Monday, May 04, 2015

Time well spent and time to say goodbye.

Following Easter, my grandfather’s health (Daddy’s daddy) got progressively worse. He’s battled cancer now for numerous years- first prostate, then bone, then everywhere- and endured cancer treatment (sometimes as cruel as the cancer itself) and still remained sharp as a tack and talkative and excited to watch the deer and rabbits in his yard through it all.

My grandparents were/are loving yet not overtly affectionate, and I never quite felt as comfortable with them as I did my mom’s side- where grandparents were a place to snack and snuggle and explore together. So as I grew up, despite living mere miles away, I admittedly didn’t visit often enough. But as I got older, especially after I married Jake (who went fishing with my grandfather as a kid because they went to church together), it became easier to understand their ways of showing love, and talking to them, sharing stories, and relating to them became a lot easier. They mellowed, I matured, and my relationship with them fell into the right place. We played dominos some. We’d watch the Braves some. We’d eat dinner occasionally, and we’d talk about the state of the world and what we’d do to solve life’s issues.

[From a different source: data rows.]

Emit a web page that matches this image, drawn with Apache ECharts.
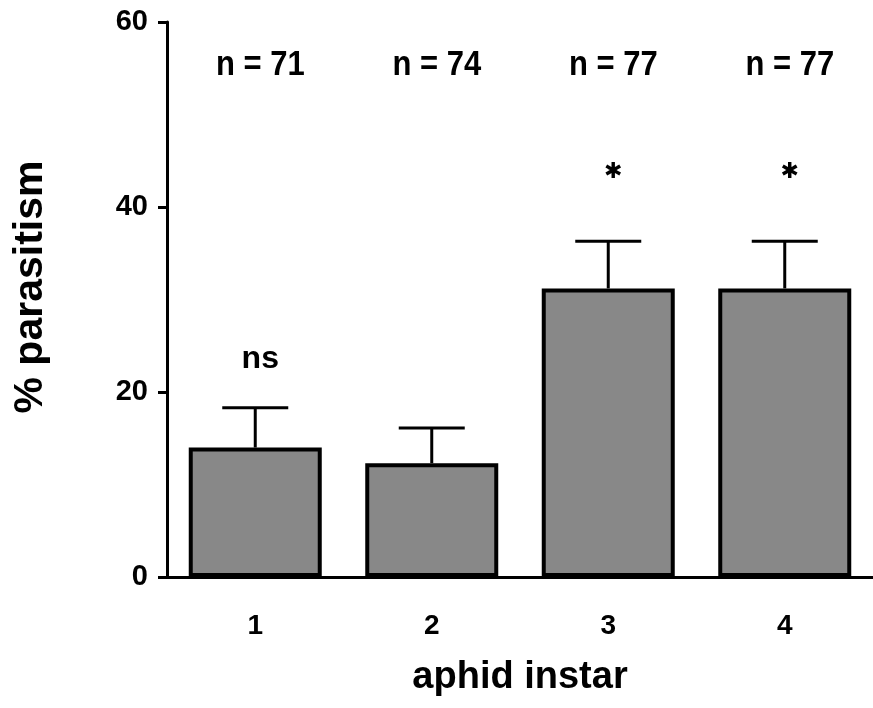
<!DOCTYPE html>
<html>
<head>
<meta charset="utf-8">
<script src="https://cdn.jsdelivr.net/npm/echarts@6/dist/echarts.min.js"></script>
<style>
html, body { margin: 0; padding: 0; background: #fff; }
#main { width: 873px; height: 708px; }
</style>
</head>
<body>
<div id="main"></div>
<script>
// data
var instars = ['1', '2', '3', '4'];
var parasitism = [14.0, 12.3, 31.2, 31.2];
var errorTop = [18.3, 16.1, 36.3, 36.3];
var nLabels = ['n = 71', 'n = 74', 'n = 77', 'n = 77'];
var nLevel = 55.3;
var sigLabels = ['ns', '', '\u2731', '\u2731'];
var sigLevel = [23.6, null, 43.8, 43.8];
var yTicks = [0, 20, 40, 60];

var font = '"Liberation Sans", Arial, Helvetica, sans-serif';

var errData = instars.map(function (c, i) { return [i, parasitism[i], errorTop[i]]; });
var nData = instars.map(function (c, i) { return [i, nLevel]; });
var sigData = [];
for (var i = 0; i < instars.length; i++) {
  if (sigLabels[i]) sigData.push([i, sigLevel[i], sigLabels[i]]);
}

var myChart = echarts.init(document.getElementById('main'));

var option = {
  backgroundColor: '#fff',
  animation: false,
  grid: { left: 167, top: 22, width: 713, bottom: 131, containLabel: false },
  // y title kept as free text so it can sit a little above the axis middle like the original
  graphic: [{
    type: 'text',
    x: 31, y: 287,
    rotation: Math.PI / 2,
    style: {
      text: '% parasitism', fontFamily: font, fontWeight: 'bold', fontSize: 41,
      fill: '#000', align: 'center', verticalAlign: 'middle'
    }
  }],
  xAxis: {
    type: 'category',
    data: instars,
    name: 'aphid instar',
    nameLocation: 'middle',
    nameGap: 82,
    nameTextStyle: { fontFamily: font, fontWeight: 'bold', fontSize: 38, color: '#000' },
    axisLine: { lineStyle: { color: '#000', width: 3 } },
    axisTick: { show: false },
    axisLabel: { margin: 35, fontFamily: font, fontWeight: 'bold', fontSize: 28, color: '#000' }
  },
  yAxis: {
    type: 'value',
    min: 0,
    max: 60,
    interval: 20,
    axisLine: { show: true, lineStyle: { color: '#000', width: 3 } },
    axisTick: { show: true, inside: false, length: 9, lineStyle: { color: '#000', width: 3 } },
    axisLabel: {
      margin: 19, fontFamily: font, fontWeight: 'bold', fontSize: 29, color: '#000',
      formatter: function (v) { return yTicks.indexOf(v) >= 0 ? String(v) : ''; }
    },
    splitLine: { show: false }
  },
  series: [
    {
      type: 'bar',
      data: parasitism,
      barWidth: 133,
      itemStyle: { color: '#888888', borderColor: '#000', borderWidth: 4 },
      z: 3
    },
    {
      // error bars (upper side only, as in the figure)
      type: 'custom',
      data: errData,
      z: 2,
      renderItem: function (params, api) {
        var p0 = api.coord([api.value(0), api.value(1)]);
        var p1 = api.coord([api.value(0), api.value(2)]);
        var st = { stroke: '#000', lineWidth: 3 };
        return {
          type: 'group',
          children: [
            { type: 'line', shape: { x1: p0[0], y1: p0[1], x2: p1[0], y2: p1[1] }, style: st },
            { type: 'line', shape: { x1: p1[0] - 33, y1: p1[1], x2: p1[0] + 33, y2: p1[1] }, style: st }
          ]
        };
      }
    },
    {
      type: 'custom',
      data: nData,
      renderItem: function (params, api) {
        var p = api.coord([api.value(0), api.value(1)]);
        return {
          type: 'text', x: p[0] + 5, y: p[1], scaleY: 1.15,
          style: { text: nLabels[params.dataIndex], fontFamily: font, fontWeight: 'bold', fontSize: 31, fill: '#000', align: 'center', verticalAlign: 'middle' }
        };
      }
    },
    {
      type: 'custom',
      data: sigData,
      renderItem: function (params, api) {
        var p = api.coord([api.value(0), api.value(1)]);
        var t = sigData[params.dataIndex][2];
        return {
          type: 'text', x: p[0] + 5, y: p[1],
          style: { text: t, fontFamily: t === 'ns' ? font : '"DejaVu Sans", sans-serif', fontWeight: 'bold', fontSize: t === 'ns' ? 32 : 22, fill: '#000', align: 'center', verticalAlign: 'middle' }
        };
      }
    }
  ]
};

myChart.setOption(option);
</script>
</body>
</html>
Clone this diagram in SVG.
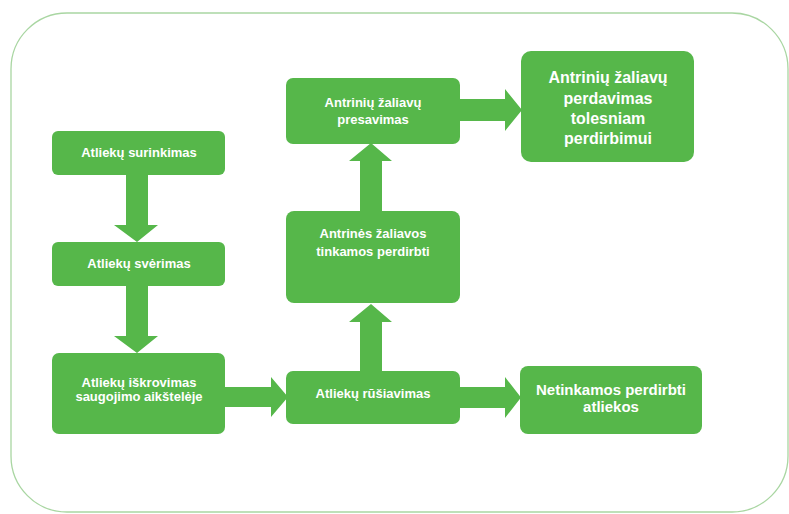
<svg xmlns="http://www.w3.org/2000/svg" width="789" height="514" viewBox="0 0 789 514">
<style>
.box{fill:#56b74a}
.arr{fill:#56b74a}
.t{fill:#ffffff;font-family:"Liberation Sans",Arial,sans-serif;font-weight:bold;font-size:13px;text-anchor:middle}
.tl{fill:#ffffff;font-family:"Liberation Sans",Arial,sans-serif;font-weight:bold;text-anchor:middle}
</style>
<rect x="11" y="13" width="777" height="499" rx="56" ry="56" fill="#ffffff" stroke="#a9d6a2" stroke-width="1.3"/>
<g id="connectors">
<polygon class="arr" points="126,175 148,175 148,225 158,225 137,242 114,225 126,225"/>
<polygon class="arr" points="126,286 148,286 148,336 158,336 137,353 114,336 126,336"/>
<polygon class="arr" points="225,387 271,387 271,377 288,397 271,417 271,407 225,407"/>
<polygon class="arr" points="460,387 505,387 505,377 521,397.5 505,418 505,408 460,408"/>
<polygon class="arr" points="360,371 382,371 382,322 392,322 371,304 349,322 360,322"/>
<polygon class="arr" points="360,211 382,211 382,161 392,161 371,143 349,161 360,161"/>
<polygon class="arr" points="460,99 505,99 505,89 522,110 505,131 505,121 460,121"/>
</g>
<g id="n1"><rect class="box" x="52" y="131" width="173" height="44" rx="6"/><text class="t" x="139" y="157">Atliekų surinkimas</text></g>
<g id="n2"><rect class="box" x="52" y="242" width="173" height="44" rx="6"/><text class="t" x="139" y="268">Atliekų svėrimas</text></g>
<g id="n3"><rect class="box" x="52" y="353" width="173" height="81" rx="7"/><text class="t" x="139" y="387">Atliekų iškrovimas</text><text class="t" x="139" y="401">saugojimo aikštelėje</text></g>
<g id="n4"><rect class="box" x="286" y="371" width="174" height="53" rx="7"/><text class="t" x="373" y="398">Atliekų rūšiavimas</text></g>
<g id="n5"><rect class="box" x="520" y="366" width="182" height="68" rx="8"/><text class="tl" font-size="15" x="611" y="395">Netinkamos perdirbti</text><text class="tl" font-size="15" x="611" y="412">atliekos</text></g>
<g id="n6"><rect class="box" x="286" y="211" width="174" height="92" rx="8"/><text class="t" x="373" y="238">Antrinės žaliavos</text><text class="t" x="373" y="256">tinkamos perdirbti</text></g>
<g id="n7"><rect class="box" x="286" y="78" width="174" height="66" rx="7"/><text class="t" x="373" y="107">Antrinių žaliavų</text><text class="t" x="373" y="124">presavimas</text></g>
<g id="n8"><rect class="box" x="521" y="51" width="173" height="111" rx="10"/><text class="tl" font-size="16" x="608" y="83">Antrinių žaliavų</text><text class="tl" font-size="16" x="608" y="104">perdavimas</text><text class="tl" font-size="16" x="608" y="124">tolesniam</text><text class="tl" font-size="16" x="608" y="144">perdirbimui</text></g>
</svg>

Watching Pawpaw battle cancer was frustrating, because you just wanted him to to feel up to doing what he loved. Piddling. Visiting. Church. Hunting. Fishing. Story-telling. Sometime after the turn of the year, he was given 6 months, and though his children (my dad and his four sisters) didn’t share that with him, one night over pizza he made it clear to me he knew.
He loved me, that was for sure, and he adored my husband. He respected Jake. That in itself was more valuable to me than any of my childhood memories. That night was a good night. I wish I had more of those visits. I loved my grandfather's wisdom and stories. I love my grandmother's way of checking on everything we're working on, planning, and preparing for. With a glass of tea in hand, she's always wanting to know how we are, and seems pleased with each update.


Towards the end, we were over there a lot, and watching him decline so fast was heartbreaking. Watching the toll it took in the family was in someways even harder. Family members, including Jake, took turns caring for him as he lost his ability to feed, clean, and even relieve himself, and when he was finally in Hospice’s care, they continued to do whatever needed to be done until he was finally able to go to the Hospice House in town where he was given excellent care up until he died.

My dad's side of the family is a complicated, bull-headed, stubborn lot. They have big hearts, but big tempers and are often to quick to say how they feel. I struggle with it myself, and I see it often in the complex relationships between cousins, aunts, and uncles. This, plus the exhaustion of going to sit, wait, watch, and care for him over the last few weeks was physically and emotionally exhausting. So this weekend, we’ve cuddled. Watched a few movies. Spent time at home.


May is such a busy time of year, full of events and plans…  and I had high hopes of wearing a new Lilly dress, making new recipes like one for Kentucky derby pie, and running our church’s 5K this past weekend, I don’t feel bad about saying I didn’t even take a shower Saturday, or even put on makeup. I just spent time at home with my little family. And after the miscarriage, then Pawpaw’s decline and passing last Sunday afternoon, it was time well spent.


If I’ve learned anything from these past few weeks it’s this:

  1. Love covers a multitude of sins. Grace and mercy should aways prevail, and grudges only eat away at your own heart. Forgive.
  2. Take time with those you love. Memories together are priceless. Plant seeds. Invest in those people.
  3. Cancer sucks.
  4. Rest when you need it. You don't have to be anyone's superhero. 
    Losing Pawpaw was hard and I am going to miss him, but I have peace because I knew his heart belonged to Jesus, and I know where he's spending his eternity. I know he's not battling cancer anymore, and his sweet bald head, and soft hands were all just part of the "shell" we are left with. The time spent with my extended family has reminded me, too, (I'm one of them, after all and prone to some of the same familiar flaws) that I want to spend my life being known for forgiveness, for grace, for ministering to others, for honesty, for love.